EXERCISE REQUIREMENTS:
In the entries below, count every line with the string "this". State the count and nothing else.
────────────────────────────────────────
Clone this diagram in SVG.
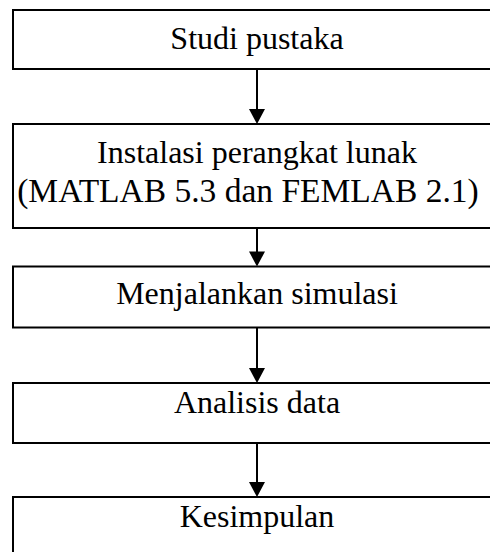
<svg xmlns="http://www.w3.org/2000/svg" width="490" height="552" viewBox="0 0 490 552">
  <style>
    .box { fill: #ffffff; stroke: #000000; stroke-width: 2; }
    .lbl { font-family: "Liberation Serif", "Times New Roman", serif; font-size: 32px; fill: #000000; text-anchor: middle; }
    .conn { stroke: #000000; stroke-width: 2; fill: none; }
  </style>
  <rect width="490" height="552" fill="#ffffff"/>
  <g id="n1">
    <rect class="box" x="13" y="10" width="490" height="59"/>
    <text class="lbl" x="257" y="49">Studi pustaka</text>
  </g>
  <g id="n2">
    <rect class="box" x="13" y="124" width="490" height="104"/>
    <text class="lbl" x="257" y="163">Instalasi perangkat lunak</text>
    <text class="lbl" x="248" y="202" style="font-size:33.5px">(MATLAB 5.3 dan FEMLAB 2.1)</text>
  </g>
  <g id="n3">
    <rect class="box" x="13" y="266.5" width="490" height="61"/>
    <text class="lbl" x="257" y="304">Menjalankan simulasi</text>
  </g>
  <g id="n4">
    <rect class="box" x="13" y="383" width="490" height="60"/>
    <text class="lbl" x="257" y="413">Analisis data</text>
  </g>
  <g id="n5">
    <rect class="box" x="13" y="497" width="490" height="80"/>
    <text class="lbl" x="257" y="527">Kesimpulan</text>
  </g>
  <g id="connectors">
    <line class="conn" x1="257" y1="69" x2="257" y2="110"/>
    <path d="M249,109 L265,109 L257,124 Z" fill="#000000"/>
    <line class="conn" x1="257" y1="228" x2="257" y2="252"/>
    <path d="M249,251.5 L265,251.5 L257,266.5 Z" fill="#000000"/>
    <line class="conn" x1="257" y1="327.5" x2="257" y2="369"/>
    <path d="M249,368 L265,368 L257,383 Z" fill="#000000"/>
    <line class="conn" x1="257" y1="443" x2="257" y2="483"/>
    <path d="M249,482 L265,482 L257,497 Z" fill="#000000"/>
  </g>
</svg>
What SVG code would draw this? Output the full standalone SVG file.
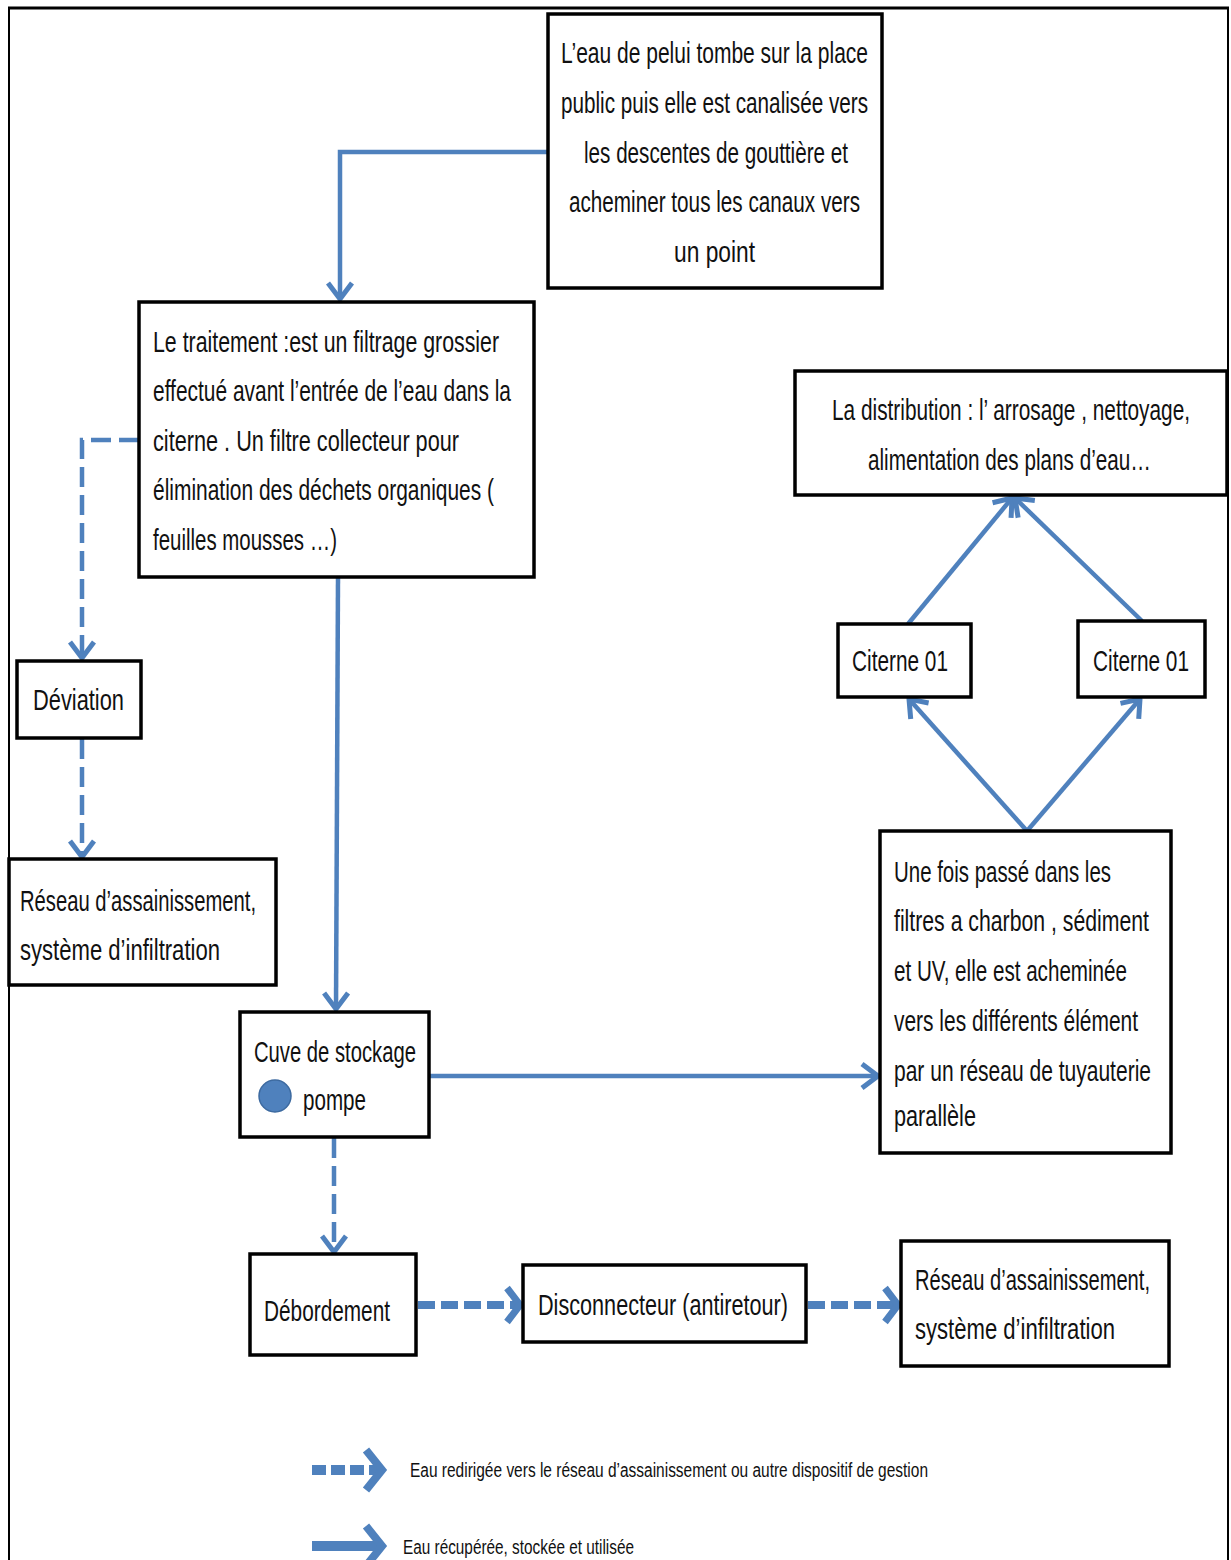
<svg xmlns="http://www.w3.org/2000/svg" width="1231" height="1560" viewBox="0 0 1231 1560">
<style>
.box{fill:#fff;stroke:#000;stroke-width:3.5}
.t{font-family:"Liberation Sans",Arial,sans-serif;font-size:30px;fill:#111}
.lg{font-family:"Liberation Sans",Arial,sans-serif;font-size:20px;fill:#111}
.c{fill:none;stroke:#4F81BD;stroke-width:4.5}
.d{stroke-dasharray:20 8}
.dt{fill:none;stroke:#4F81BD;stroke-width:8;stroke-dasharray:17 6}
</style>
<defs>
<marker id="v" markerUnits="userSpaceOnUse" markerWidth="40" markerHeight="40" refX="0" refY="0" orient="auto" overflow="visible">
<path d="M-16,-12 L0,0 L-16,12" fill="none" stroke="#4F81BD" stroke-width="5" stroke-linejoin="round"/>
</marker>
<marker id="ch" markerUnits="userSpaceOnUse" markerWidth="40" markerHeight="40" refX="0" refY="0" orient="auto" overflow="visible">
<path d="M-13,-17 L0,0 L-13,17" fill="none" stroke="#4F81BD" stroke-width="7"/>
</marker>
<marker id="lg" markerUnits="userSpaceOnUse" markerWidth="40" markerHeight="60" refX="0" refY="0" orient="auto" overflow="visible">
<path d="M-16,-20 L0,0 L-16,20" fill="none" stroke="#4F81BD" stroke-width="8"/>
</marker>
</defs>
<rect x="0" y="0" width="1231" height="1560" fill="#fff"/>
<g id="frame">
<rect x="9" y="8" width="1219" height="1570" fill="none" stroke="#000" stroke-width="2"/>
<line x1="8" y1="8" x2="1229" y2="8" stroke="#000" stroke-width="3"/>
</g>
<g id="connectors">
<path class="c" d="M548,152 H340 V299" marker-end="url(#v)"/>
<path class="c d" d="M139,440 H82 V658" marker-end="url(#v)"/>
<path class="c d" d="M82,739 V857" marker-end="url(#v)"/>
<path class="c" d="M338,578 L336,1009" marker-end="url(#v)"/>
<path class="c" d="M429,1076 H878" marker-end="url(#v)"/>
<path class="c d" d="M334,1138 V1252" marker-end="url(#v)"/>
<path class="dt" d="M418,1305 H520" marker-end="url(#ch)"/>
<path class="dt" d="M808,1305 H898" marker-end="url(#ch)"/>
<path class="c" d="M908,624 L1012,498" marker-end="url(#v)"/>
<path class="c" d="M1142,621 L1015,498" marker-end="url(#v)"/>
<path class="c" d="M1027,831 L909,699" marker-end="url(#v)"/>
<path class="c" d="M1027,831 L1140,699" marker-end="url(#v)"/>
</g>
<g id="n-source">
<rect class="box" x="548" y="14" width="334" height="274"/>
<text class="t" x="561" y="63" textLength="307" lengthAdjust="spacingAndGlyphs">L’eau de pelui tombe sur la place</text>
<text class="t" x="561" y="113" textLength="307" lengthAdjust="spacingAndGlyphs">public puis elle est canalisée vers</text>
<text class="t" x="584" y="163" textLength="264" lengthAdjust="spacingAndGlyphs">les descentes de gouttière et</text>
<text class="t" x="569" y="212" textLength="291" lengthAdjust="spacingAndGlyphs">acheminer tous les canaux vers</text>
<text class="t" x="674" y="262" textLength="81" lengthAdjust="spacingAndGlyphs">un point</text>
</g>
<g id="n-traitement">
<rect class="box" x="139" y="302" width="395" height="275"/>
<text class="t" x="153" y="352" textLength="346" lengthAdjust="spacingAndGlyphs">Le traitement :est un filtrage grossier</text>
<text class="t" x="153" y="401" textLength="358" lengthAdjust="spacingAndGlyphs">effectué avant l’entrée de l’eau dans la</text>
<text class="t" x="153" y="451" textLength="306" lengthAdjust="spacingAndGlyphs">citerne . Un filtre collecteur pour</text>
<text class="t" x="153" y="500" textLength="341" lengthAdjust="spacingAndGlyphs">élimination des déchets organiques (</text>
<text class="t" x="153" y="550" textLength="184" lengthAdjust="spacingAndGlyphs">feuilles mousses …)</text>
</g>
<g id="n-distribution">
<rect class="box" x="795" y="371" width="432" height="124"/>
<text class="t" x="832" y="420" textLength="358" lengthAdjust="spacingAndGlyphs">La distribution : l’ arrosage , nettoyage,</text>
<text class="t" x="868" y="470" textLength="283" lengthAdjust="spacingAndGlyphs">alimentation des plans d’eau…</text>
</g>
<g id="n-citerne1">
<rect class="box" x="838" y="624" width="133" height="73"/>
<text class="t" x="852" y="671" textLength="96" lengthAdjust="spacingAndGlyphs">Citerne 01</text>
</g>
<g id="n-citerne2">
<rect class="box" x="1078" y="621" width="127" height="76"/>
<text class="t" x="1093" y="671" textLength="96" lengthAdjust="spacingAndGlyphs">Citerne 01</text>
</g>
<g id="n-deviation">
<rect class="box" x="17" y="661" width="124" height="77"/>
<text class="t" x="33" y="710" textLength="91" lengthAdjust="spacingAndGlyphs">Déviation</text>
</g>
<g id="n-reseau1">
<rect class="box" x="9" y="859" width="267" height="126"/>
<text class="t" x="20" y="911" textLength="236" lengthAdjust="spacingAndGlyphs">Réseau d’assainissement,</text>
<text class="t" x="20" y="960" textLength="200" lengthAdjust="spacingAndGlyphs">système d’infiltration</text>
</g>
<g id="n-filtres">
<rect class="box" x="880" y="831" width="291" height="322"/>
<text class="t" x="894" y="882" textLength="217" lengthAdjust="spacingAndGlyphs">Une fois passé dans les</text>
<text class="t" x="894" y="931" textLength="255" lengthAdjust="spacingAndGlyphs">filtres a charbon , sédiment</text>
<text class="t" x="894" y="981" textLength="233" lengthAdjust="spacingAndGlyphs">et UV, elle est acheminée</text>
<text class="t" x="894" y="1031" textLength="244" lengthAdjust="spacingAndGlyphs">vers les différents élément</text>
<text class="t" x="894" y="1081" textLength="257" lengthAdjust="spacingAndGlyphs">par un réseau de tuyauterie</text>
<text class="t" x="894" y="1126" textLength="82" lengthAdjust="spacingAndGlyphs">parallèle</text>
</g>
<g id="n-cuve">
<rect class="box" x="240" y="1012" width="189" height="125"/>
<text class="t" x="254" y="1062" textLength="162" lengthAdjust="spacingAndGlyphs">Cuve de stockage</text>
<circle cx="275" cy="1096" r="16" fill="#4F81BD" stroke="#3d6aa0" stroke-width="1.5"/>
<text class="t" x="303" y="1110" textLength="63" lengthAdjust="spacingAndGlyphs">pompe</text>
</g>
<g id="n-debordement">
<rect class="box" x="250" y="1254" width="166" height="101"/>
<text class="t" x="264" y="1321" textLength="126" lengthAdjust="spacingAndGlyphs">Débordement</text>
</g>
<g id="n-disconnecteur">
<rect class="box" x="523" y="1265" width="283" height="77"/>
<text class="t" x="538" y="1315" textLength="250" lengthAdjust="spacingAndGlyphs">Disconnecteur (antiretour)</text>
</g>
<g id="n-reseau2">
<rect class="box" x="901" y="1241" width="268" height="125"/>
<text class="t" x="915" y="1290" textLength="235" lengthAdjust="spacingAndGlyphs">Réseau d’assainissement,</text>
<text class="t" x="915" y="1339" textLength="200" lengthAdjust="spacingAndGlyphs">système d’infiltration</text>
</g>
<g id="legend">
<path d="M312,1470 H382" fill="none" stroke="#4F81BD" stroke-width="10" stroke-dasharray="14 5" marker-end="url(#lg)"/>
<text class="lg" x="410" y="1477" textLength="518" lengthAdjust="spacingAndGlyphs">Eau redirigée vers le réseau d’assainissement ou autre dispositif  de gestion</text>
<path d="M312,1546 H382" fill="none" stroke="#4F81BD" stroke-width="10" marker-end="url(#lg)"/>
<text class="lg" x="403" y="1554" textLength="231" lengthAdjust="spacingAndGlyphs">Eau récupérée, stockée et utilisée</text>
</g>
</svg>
────────────────────────────────────────
CORRECT OUTPUT:
2